For instance last year, Zillow released Zillow Digs, an app with Instagram-like features that gives people home-improvement and redecorating ideas. Copic said, however, that fypio could be a tool for people who have money, and therefore create an opportunity for design firms to advertise to them on the app.

“This is great for high-end residential people,” Copic said. “If you’re a middle-income buyer and looking for $250,000 and $350,000 homes and see a beautiful kitchen, how is that going to be actionable to you? That’s going to be the challenge.”

Koh, however, stresses the app is for everyone, not just those looking to buy.

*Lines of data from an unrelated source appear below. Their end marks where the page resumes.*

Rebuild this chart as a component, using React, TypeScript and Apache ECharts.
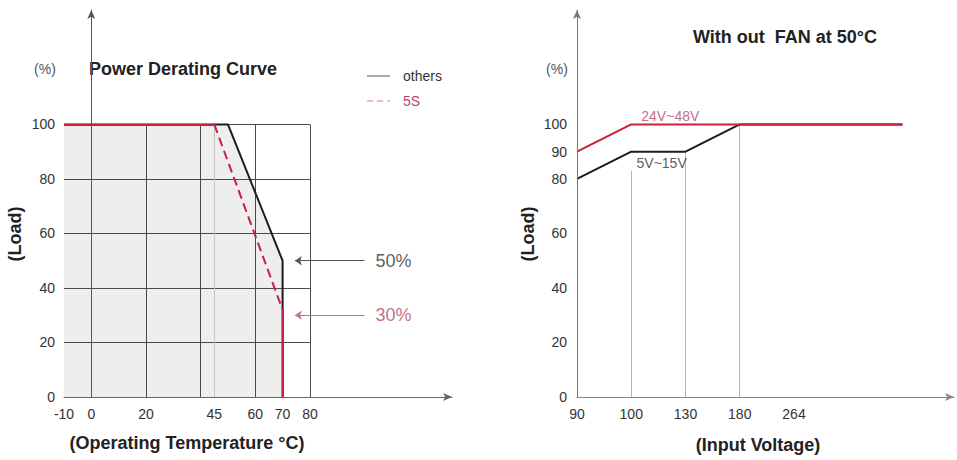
import React, { useEffect, useRef } from "react";
import * as echarts from "echarts";

// ---------- Left chart: Power Derating Curve ----------
const tempLabels = [-10, 0, 20, 45, 60, 70, 80];
const loadLabels = [0, 20, 40, 60, 80, 100];
const gridTemps = [0, 20, 40, 60, 80];
const gridLoads = [20, 40, 60, 80, 100];
const faintTemps = [45];
const othersTemp = [-10, 50, 70, 70];
const othersLoad = [100, 100, 50, 0];
const fiveSTemp = [-10, 45, 70, 70];
const fiveSLoad = [100, 100, 32, 0];
const calloutLoads = [50, 30];
const calloutTexts = ["50%", "30%"];
const legendNames = ["others", "5S"];

// ---------- Right chart: Without fan at 50°C ----------
const voltageLabels = ["90", "100", "130", "180", "264"];
const loadLabelsRight = [0, 20, 40, 60, 80, 90, 100];
const red24to48 = [90, 100, 100, 100, 100, 100, 100];
const black5to15 = [80, 90, 90, 100, 100, 100, 100];
const dropIndex = [1, 2, 3];
const dropTop = [83, 90, 100];
const curveLabels = [
  { text: "24V~48V", at: [1.72, 103] },
  { text: "5V~15V", at: [1.56, 86] },
];

const RED = "#c8203f";
const RED_TEXT = "#b4466a";
const BLACK = "#1c1c1c";
const FONT = "'Liberation Sans', Arial, Helvetica, sans-serif";

export default function App() {
  const ref = useRef<HTMLDivElement>(null);

  useEffect(() => {
    if (!ref.current) return;
    const chart = echarts.init(ref.current, undefined, { renderer: "svg" });

    const zip = (xs: number[], ys: number[]) => xs.map((x, i) => [x, ys[i]]);
    const others = zip(othersTemp, othersLoad);
    const fiveS = zip(fiveSTemp, fiveSLoad);

    const gridLines = [
      ...gridTemps.map((t) => ({ coords: [[t, 0], [t, 100]] })),
      ...gridLoads.map((l) => ({ coords: [[tempLabels[0], l], [80, l]] })),
    ];

    const axisLabelBase = { color: "#333", fontSize: 14, fontFamily: FONT };
    const arrowLine = (color: string) => ({
      show: true,
      lineStyle: { color, width: 1 },
      symbol: ["none", "arrow"],
      symbolSize: [6, 9],
    });

    const option: any = {
      animation: false,
      backgroundColor: "#ffffff",
      textStyle: { fontFamily: FONT },
      grid: [
        { left: 64, top: 10, width: 388, height: 387 },
        { left: 577, top: 10, width: 380, height: 387 },
      ],
      xAxis: [
        {
          gridIndex: 0,
          type: "value",
          min: -10,
          max: 132,
          interval: 5,
          z: 6,
          axisLine: arrowLine("#666"),
          axisTick: { show: false },
          splitLine: { show: false },
          axisLabel: {
            ...axisLabelBase,
            margin: 10,
            formatter: (v: number) => (tempLabels.includes(v) ? String(v) : ""),
          },
        },
        {
          gridIndex: 1,
          type: "value",
          min: 0,
          max: 6.95,
          interval: 1,
          z: 6,
          axisLine: arrowLine("#888"),
          axisTick: { show: false },
          splitLine: { show: false },
          axisLabel: {
            ...axisLabelBase,
            margin: 10,
            formatter: (v: number) => voltageLabels[v] ?? "",
          },
        },
      ],
      yAxis: [
        {
          gridIndex: 0,
          type: "value",
          min: 0,
          max: 142,
          interval: 10,
          z: 6,
          axisLine: arrowLine("#555"),
          axisTick: { show: false },
          splitLine: { show: false },
          axisLabel: {
            ...axisLabelBase,
            margin: 9,
            formatter: (v: number) => (loadLabels.includes(v) ? String(v) : ""),
          },
        },
        {
          gridIndex: 1,
          type: "value",
          min: 0,
          max: 142,
          interval: 10,
          z: 6,
          axisLine: arrowLine("#777"),
          axisTick: { show: false },
          splitLine: { show: false },
          axisLabel: {
            ...axisLabelBase,
            margin: 10,
            formatter: (v: number) => (loadLabelsRight.includes(v) ? String(v) : ""),
          },
        },
      ],
      series: [
        // light fill under the "others" curve
        {
          name: "fill",
          type: "line",
          xAxisIndex: 0,
          yAxisIndex: 0,
          z: 1,
          data: others,
          symbol: "none",
          silent: true,
          lineStyle: { width: 0, opacity: 0 },
          areaStyle: { color: "#eeeeee", opacity: 1 },
        },
        // grid lines
        {
          name: "grid",
          type: "lines",
          coordinateSystem: "cartesian2d",
          xAxisIndex: 0,
          yAxisIndex: 0,
          z: 2,
          silent: true,
          symbol: ["none", "none"],
          lineStyle: { color: "#4a4a4a", width: 1, opacity: 1 },
          data: gridLines,
        },
        {
          name: "faint",
          type: "lines",
          coordinateSystem: "cartesian2d",
          xAxisIndex: 0,
          yAxisIndex: 0,
          z: 2,
          silent: true,
          symbol: ["none", "none"],
          lineStyle: { color: "#c4c4c4", width: 1, opacity: 1 },
          data: faintTemps.map((t) => ({ coords: [[t, 0], [t, 100]] })),
        },
        {
          name: "others",
          type: "line",
          xAxisIndex: 0,
          yAxisIndex: 0,
          z: 3,
          data: others,
          symbol: "none",
          color: BLACK,
          lineStyle: { color: BLACK, width: 2 },
        },
        {
          name: "5S",
          type: "line",
          xAxisIndex: 0,
          yAxisIndex: 0,
          z: 4,
          data: fiveS.slice(1, 3),
          symbol: "none",
          color: RED,
          lineStyle: { color: RED, width: 2, type: [9, 5] },
        },
        {
          name: "5S-solid",
          type: "lines",
          coordinateSystem: "cartesian2d",
          xAxisIndex: 0,
          yAxisIndex: 0,
          z: 4,
          silent: true,
          symbol: ["none", "none"],
          lineStyle: { color: RED, width: 2, opacity: 1 },
          data: [{ coords: fiveS.slice(0, 2) }, { coords: fiveS.slice(2, 4) }],
        },
        // callout arrows
        {
          name: "callouts",
          type: "lines",
          coordinateSystem: "cartesian2d",
          xAxisIndex: 0,
          yAxisIndex: 0,
          z: 3,
          silent: true,
          symbol: ["none", "arrow"],
          symbolSize: 7,
          data: calloutLoads.map((l, i) => ({
            coords: [[100, l], [74.5, l]],
            lineStyle: { color: i === 0 ? "#555" : "#c9708a", width: 1, opacity: 1 },
          })),
        },
        {
          name: "calloutText",
          type: "scatter",
          xAxisIndex: 0,
          yAxisIndex: 0,
          z: 3,
          silent: true,
          symbolSize: 1,
          itemStyle: { color: "transparent" },
          data: calloutLoads.map((l, i) => ({
            value: [102, l],
            label: {
              show: true,
              position: "right",
              distance: 5,
              formatter: calloutTexts[i],
              fontSize: 18,
              fontFamily: FONT,
              color: i === 0 ? "#333" : RED_TEXT,
            },
          })),
        },
        // right chart: drop lines
        {
          name: "drops",
          type: "lines",
          coordinateSystem: "cartesian2d",
          xAxisIndex: 1,
          yAxisIndex: 1,
          z: 2,
          silent: true,
          symbol: ["none", "none"],
          lineStyle: { color: "#b5b5b5", width: 1, opacity: 1 },
          data: dropIndex.map((x, i) => ({ coords: [[x, 0], [x, dropTop[i]]] })),
        },
        {
          name: "5V~15V",
          type: "line",
          xAxisIndex: 1,
          yAxisIndex: 1,
          z: 3,
          data: black5to15.map((v, i) => [i, v]),
          symbol: "none",
          lineStyle: { color: BLACK, width: 2 },
        },
        {
          name: "24V~48V",
          type: "line",
          xAxisIndex: 1,
          yAxisIndex: 1,
          z: 4,
          data: red24to48.map((v, i) => [i, v]),
          symbol: "none",
          lineStyle: { color: RED, width: 2 },
        },
        {
          name: "curveLabels",
          type: "scatter",
          xAxisIndex: 1,
          yAxisIndex: 1,
          z: 5,
          silent: true,
          symbolSize: 1,
          itemStyle: { color: "transparent" },
          data: curveLabels.map((c, i) => ({
            value: c.at,
            label: {
              show: true,
              position: "inside",
              formatter: c.text,
              fontSize: 14,
              fontFamily: FONT,
              color: i === 0 ? RED_TEXT : "#333",
            },
          })),
        },
      ],
      graphic: [
        // legend
        {
          type: "line",
          shape: { x1: 367, y1: 76, x2: 390, y2: 76 },
          style: { stroke: "#555", lineWidth: 1 },
        },
        {
          type: "text",
          x: 403,
          y: 76,
          style: { text: legendNames[0], fill: "#333", font: `14px ${FONT}`, align: "left", verticalAlign: "middle" },
        },
        {
          type: "line",
          shape: { x1: 367, y1: 101, x2: 390, y2: 101 },
          style: { stroke: "#d37a93", lineWidth: 1.2, lineDash: [6, 4] },
        },
        {
          type: "text",
          x: 403,
          y: 101,
          style: { text: legendNames[1], fill: RED_TEXT, font: `14px ${FONT}`, align: "left", verticalAlign: "middle" },
        },
        {
          type: "text",
          x: 45,
          y: 69,
          style: { text: "(%)", fill: "#555", font: `14px ${FONT}`, align: "center", verticalAlign: "middle" },
        },
        {
          type: "text",
          x: 89,
          y: 69,
          style: {
            text: "Power Derating Curve",
            fill: "#222",
            font: `bold 18px ${FONT}`,
            align: "left",
            verticalAlign: "middle",
          },
        },
        {
          type: "text",
          x: 15,
          y: 234,
          rotation: Math.PI / 2,
          style: { text: "(Load)", fill: "#222", font: `bold 18px ${FONT}`, align: "center", verticalAlign: "middle" },
        },
        {
          type: "text",
          x: 187,
          y: 443,
          style: {
            text: "(Operating Temperature °C)",
            fill: "#222",
            font: `bold 18px ${FONT}`,
            align: "center",
            verticalAlign: "middle",
          },
        },
        {
          type: "text",
          x: 557,
          y: 69,
          style: { text: "(%)", fill: "#555", font: `14px ${FONT}`, align: "center", verticalAlign: "middle" },
        },
        {
          type: "text",
          x: 785,
          y: 37,
          style: {
            text: "With out  FAN at 50°C",
            fill: "#222",
            font: `bold 18px ${FONT}`,
            align: "center",
            verticalAlign: "middle",
          },
        },
        {
          type: "text",
          x: 528,
          y: 234,
          rotation: Math.PI / 2,
          style: { text: "(Load)", fill: "#222", font: `bold 18px ${FONT}`, align: "center", verticalAlign: "middle" },
        },
        {
          type: "text",
          x: 758,
          y: 445,
          style: {
            text: "(Input Voltage)",
            fill: "#222",
            font: `bold 18px ${FONT}`,
            align: "center",
            verticalAlign: "middle",
          },
        },
      ],
    };

    chart.setOption(option);
    return () => chart.dispose();
  }, []);

  return (
    <div
      ref={ref}
      style={{ position: "absolute", left: 0, top: 0, width: 957, height: 460, background: "#fff" }}
    />
  );
}
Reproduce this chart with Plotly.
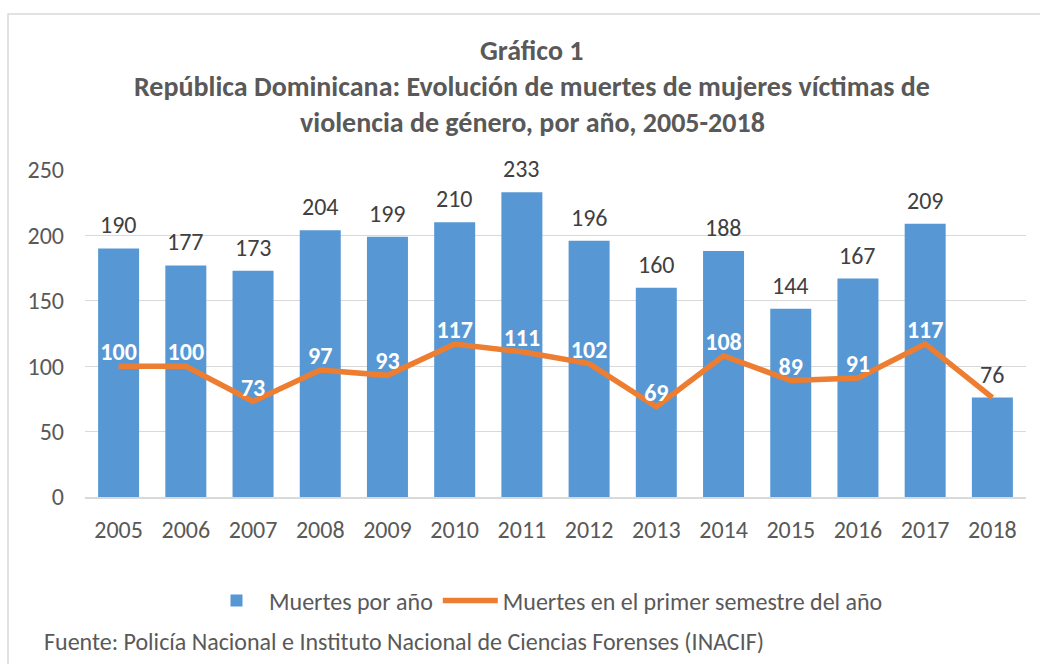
import plotly.graph_objects as go

years = ["2005", "2006", "2007", "2008", "2009", "2010", "2011", "2012", "2013", "2014", "2015", "2016", "2017", "2018"]
muertes_anio = [190, 177, 173, 204, 199, 210, 233, 196, 160, 188, 144, 167, 209, 76]
muertes_semestre = [100, 100, 73, 97, 93, 117, 111, 102, 69, 108, 89, 91, 117, 76]
sem_labels = [str(v) for v in muertes_semestre[:-1]] + [""]

FONT = "Carlito, Lato, sans-serif"
W, H = 1040, 664
ML, MR, MT, MB = 85, 14, 170, 167
PW, PH = W - ML - MR, H - MT - MB

def px(x):
    return (x - ML) / PW

def py(y):
    return (H - MB - y) / PH

fig = go.Figure()
fig.add_trace(go.Bar(
    x=years, y=muertes_anio, name="Muertes por año",
    marker=dict(color="#5798d4", line=dict(width=0)),
))
fig.add_trace(go.Scatter(
    x=years, y=muertes_semestre, name="Muertes en el primer semestre del año",
    mode="lines+text", line=dict(color="#ed7d31", width=5.5),
    text=sem_labels, textposition="top center",
    textfont=dict(family=FONT, size=24, color="white", weight="bold"),
    cliponaxis=False,
))

annotations = []
for i, v in enumerate(muertes_anio):
    annotations.append(dict(x=i, y=v, xref="x", yref="y", text=str(v), showarrow=False,
                            xanchor="center", yanchor="bottom", yshift=7,
                            font=dict(family=FONT, size=24, color="#404040")))

titles = [
    ("<b>Gráfico 1</b>", 50),
    ("<b>República Dominicana: Evolución de muertes de mujeres víctimas de</b>", 87),
    ("<b>violencia de género, por año, 2005-2018</b>", 122),
]
for t, yy in titles:
    annotations.append(dict(text=t, x=px(532), y=py(yy), xref="paper", yref="paper", showarrow=False,
                            xanchor="center", yanchor="middle",
                            font=dict(family=FONT, size=28, color="#595959")))
annotations.append(dict(
    text="Fuente: Policía Nacional e Instituto Nacional de Ciencias Forenses (INACIF)",
    xref="paper", yref="paper", x=px(42), y=py(641), xanchor="left", yanchor="middle",
    showarrow=False, font=dict(family=FONT, size=24, color="#595959")))

fig.update_layout(
    width=W, height=H,
    margin=dict(l=ML, r=MR, t=MT, b=MB),
    paper_bgcolor="white", plot_bgcolor="white",
    font=dict(family=FONT, color="#595959"),
    bargap=0.39,
    showlegend=True,
    legend=dict(orientation="h", x=px(546), y=py(601), xanchor="center", yanchor="middle",
                font=dict(family=FONT, size=24, color="#595959"), itemwidth=55,
                tracegroupgap=0),
    annotations=annotations,
    shapes=[dict(type="rect", xref="paper", yref="paper",
                 x0=px(8), x1=px(1048), y0=py(700), y1=py(14),
                 line=dict(color="#d9d9d9", width=1.5), fillcolor="rgba(0,0,0,0)", layer="below")],
    xaxis=dict(type="category", range=[-0.5, len(years) - 0.5], showgrid=False, showline=True,
               linecolor="#d9d9d9", linewidth=1.5,
               tickfont=dict(family=FONT, size=24, color="#595959"), ticks="", ticklabelstandoff=10),
    yaxis=dict(range=[0, 250], dtick=50, showgrid=True, gridcolor="#d9d9d9", gridwidth=1,
               zeroline=False, showline=False,
               tickfont=dict(family=FONT, size=24, color="#595959"), ticks="", ticklabelstandoff=20),
)

fig.write_html("out.html", config={"displayModeBar": False},
               post_script="document.body.style.margin='0';document.body.style.overflow='hidden';")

“Everybody loves real estate, people use it for different reasons,” he said. “Very few people are transaction ready.”

Diversity in properties

fypio has nine employees who work out of an office in Toronto. However, Koh said they chose to launch the app in San Diego County’s housing market because of its wide range of properties — and not because he lives in the county.

“San Diego is very diverse, you can go anywhere from Lemon Grove with $200,000 houses all the way up to Rancho Santa Fe with $20 million houses,” he said. “There’s huge ethnic diversity, there’s huge white collar, huge blue collar, all different industries, all types of houses, all types of neighborhoods, all types of ages even. It’s important to get a big mix of properties.”